Providing open-access to decades of historical and newly acquired field and Earth observation data on Australia’s mangrove ecosystems to support their sustainable management.
Project implemented: June 2018
The ultimate goal of TERN’s mangrove observing system is to foster the protection and sustainable management of mangrove ecosystems in Australia, recognising their vital environmental, societal and economic roles.
The data contained in the TERN mangrove observing system are of vital importance to the ongoing management of our mangrove ecosystems by both state and federal agencies. Data and systems like this one can inform environmental policy in Australia and will allow the nation to contribute to international environmental conventions including the United Nations Sustainable Development Goals. It is hoped that TERN’s efforts in creating this observing system will lead to routine monitoring of mangroves at a national level with input from an expert community in Australia and internationally.
TERN has identified, collated and published decades of historical mangrove data and imagery for open-access.
TERN is investing in remote sensing and Earth observation techniques to collate near real-time data on mangroves.
TERN plans to create a mangrove observing system that goes beyond initial alerts and provides information on future trends.
TERN’s 2017 LiDAR and aerial imagery dataset over the Gulf of Carpenteria represents the largest single dedicated acquisition of such data over a mangrove ecosystem anywhere in the world. It’s a baseline that is being used by researchers to understanding how this dynamic ecosystem is responding to environmental change in Australia.
The TERN is collaborating with Vietnam to process satellite imagery of the Mekong River, with the results of this work being used to validate whether the TERN methodology can be applied around the globe.
Mangrove ecosystems are a vital part of Australia’s environment. They support faunal biodiversity, filter pollutants, protect estuaries and marine ecosystems from sedimentation and reduce coastal erosion and storm damage. They also store up to 40 times more carbon than terrestrial forests, hence their ‘blue carbon ecosystem’ tag.
Despite being protected by state, national and international legislation, the vulnerability of these valuable ecosystems to adverse environmental change was exposed in 2016, when about 10,000 hectares (or about 10,000 rugby fields) of mangroves along Australia’s northern coast suffered rapid dieback.
The event was not identified until several months later, which highlighted the urgent need for a national mangrove observing system that is fully integrated with existing environmental monitoring initiatives.
An observing system that goes beyond the initial alert and provides information on future trends in response to varying environmental conditions is required. TERN is making a major contribution towards such a system by collating a diverse range of existing datasets, acquiring new field and Earth observation (EO) data, and generating derived data products.

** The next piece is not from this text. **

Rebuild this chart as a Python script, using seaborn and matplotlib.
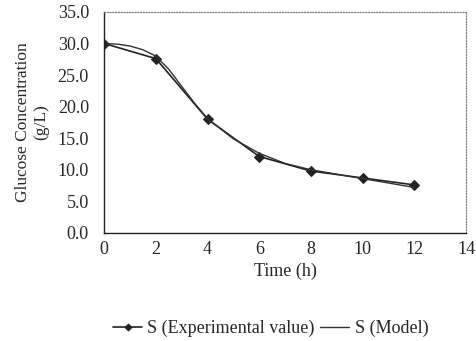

In a giant leap towards the creation of Australia’s first nationwide mangrove observing system, TERN has provided open access to decades of historical and newly acquired field and Earth observation data. These data alert scientists and managers to coastal environmental change, provide new knowledge on the causes and impacts of this change, and support the sustainable management of our immensely important mangrove ecosystems.

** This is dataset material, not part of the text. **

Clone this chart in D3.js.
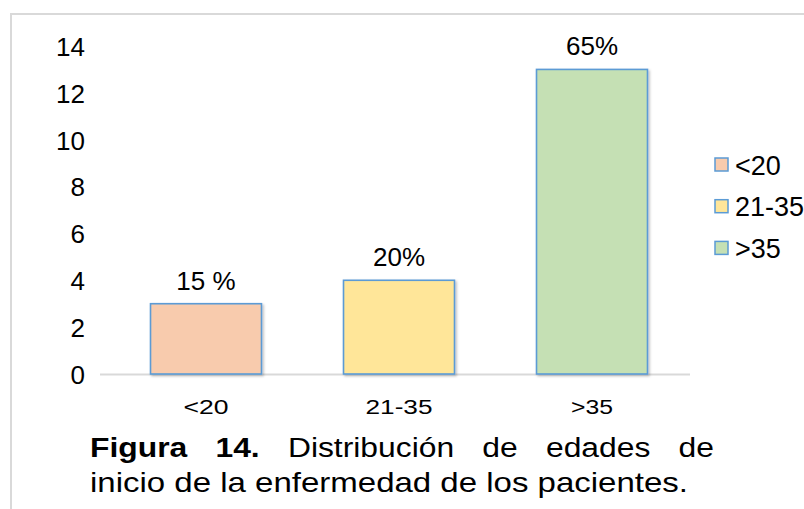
<!DOCTYPE html>
<html><head><meta charset="utf-8">
<script src="https://cdn.jsdelivr.net/npm/d3@7"></script>
<style>body{margin:0;background:#fff}svg{display:block}text{font-family:"Liberation Sans",Arial,sans-serif}</style>
</head><body>
<svg id="c" width="804" height="509"></svg>
<script>
const categories = ["<20", "21-35", ">35"];
const values = [3, 4, 13];
const percentLabels = ["15 %", "20%", "65%"];
const colors = ["#F8CBAD", "#FFE699", "#C5E0B4"];
const yTicks = [0, 2, 4, 6, 8, 10, 12, 14];
const captionLine1 = [["Figura", true], ["14.", true], ["Distribución", false], ["de", false], ["edades", false], ["de", false]];
const captionLine2 = "inicio de la enfermedad de los pacientes.";

const svg = d3.select("#c");
const defs = svg.append("defs");
const f = defs.append("filter").attr("id","sh").attr("x","-10%").attr("y","-10%").attr("width","130%").attr("height","130%");
f.append("feDropShadow").attr("dx",1.5).attr("dy",1.5).attr("stdDeviation",1.2).attr("flood-color","#000").attr("flood-opacity",0.25);

// frame
svg.append("path").attr("d","M11,509 V14 H804").attr("fill","none").attr("stroke","#d9d9d9").attr("stroke-width",2);

const x = d3.scaleBand().domain(categories).range([109.5, 688.5]).paddingInner(0.425).paddingOuter(0.2125);
const y = d3.scaleLinear().domain([0, 14]).range([374, 46]);

// y axis labels
const yAxis = d3.axisLeft(y).tickValues(yTicks).tickSize(0).tickPadding(0);
const gy = svg.append("g").attr("transform","translate(85,0)").call(yAxis);
gy.select(".domain").remove();
gy.attr("font-size",null).attr("font-family",null);
gy.selectAll("text").attr("font-size",26).attr("fill","#000").attr("dy","0.36em");

// baseline + category labels
const xAxis = d3.axisBottom(x).tickSize(0).tickPadding(0);
const gx = svg.append("g").attr("transform",`translate(0,${y(0)})`).call(xAxis);
gx.attr("font-size",null).attr("font-family",null);
gx.select(".domain").attr("d",`M100,0.5H690`).attr("stroke","#d9d9d9").attr("stroke-width",2);
const xLabelWidths = {"<20":45, "21-35":67, ">35":42};
gx.selectAll("text").attr("font-size",20).attr("fill","#000").attr("y",40).attr("dy","0")
  .attr("textLength",d=>xLabelWidths[d]).attr("lengthAdjust","spacingAndGlyphs");

// bars
svg.selectAll("rect.bar").data(values).join("rect").attr("class","bar")
  .attr("x",(d,i)=>x(categories[i])).attr("width",x.bandwidth())
  .attr("y",d=>y(d)).attr("height",d=>y(0)-y(d))
  .attr("fill",(d,i)=>colors[i]).attr("stroke","#5B9BD5").attr("stroke-width",1.6)
  .attr("filter","url(#sh)");

// value labels
svg.selectAll("text.lbl").data(values).join("text").attr("class","lbl")
  .attr("x",(d,i)=>x(categories[i])+x.bandwidth()/2).attr("y",d=>y(d)-14)
  .attr("text-anchor","middle").attr("font-size",26).attr("fill","#000")
  .text((d,i)=>percentLabels[i]);

// legend
const lg = svg.append("g");
categories.forEach((c,i)=>{
  const yy = 165 + i*41.7;
  lg.append("rect").attr("x",715).attr("y",yy-7).attr("width",13).attr("height",13)
    .attr("fill",colors[i]).attr("stroke","#5B9BD5").attr("stroke-width",1.5);
  lg.append("text").attr("x",735).attr("y",yy).attr("dy","0.36em").attr("font-size",27).attr("fill","#000").text(c);
});

// caption
const capLeft = 90, capRight1 = 714, capRight2 = 688;
const cap = svg.append("g");
const l2 = cap.append("text").attr("x",capLeft).attr("y",492).attr("font-size",28).attr("fill","#000").text(captionLine2);
const nat2 = l2.node().getComputedTextLength();
const stretch = (capRight2 - capLeft) / nat2;
l2.attr("textLength",capRight2 - capLeft).attr("lengthAdjust","spacingAndGlyphs");
const tmp = captionLine1.map(([t,b])=>cap.append("text").attr("font-size",27).attr("font-weight",b?"bold":"normal").attr("fill","#000").attr("y",457).text(t));
const widths = tmp.map(t=>t.node().getComputedTextLength()*stretch);
const gap = (capRight1-capLeft-d3.sum(widths))/(captionLine1.length-1);
let cx = capLeft;
tmp.forEach((t,i)=>{ t.attr("x",cx).attr("textLength",widths[i]).attr("lengthAdjust","spacingAndGlyphs"); cx += widths[i]+gap; });
</script>
</body></html>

One of the key mangrove datasets now openly available via TERN is multi-scale field measurements of mangrove floristics, structure and biomass supported by a diverse range of airborne imagery collected since the 1950s. Black and white and colour aerial photographs are now available alongside multispectral and hyperspectral imagery captured by drones, aircraft and satellites.
Time-series data showing mangrove extent and canopy cover at a 25m resolution from 1987 to 2016 are now openly available through TERN. In addition, newly acquired ultra high-definition imagery and data collected using remote sensing and Earth observation (EO) techniques are now openly available via TERN. This includes airborne LiDAR and digital photography along the entire coastline of the Gulf of Carpentaria in 2017.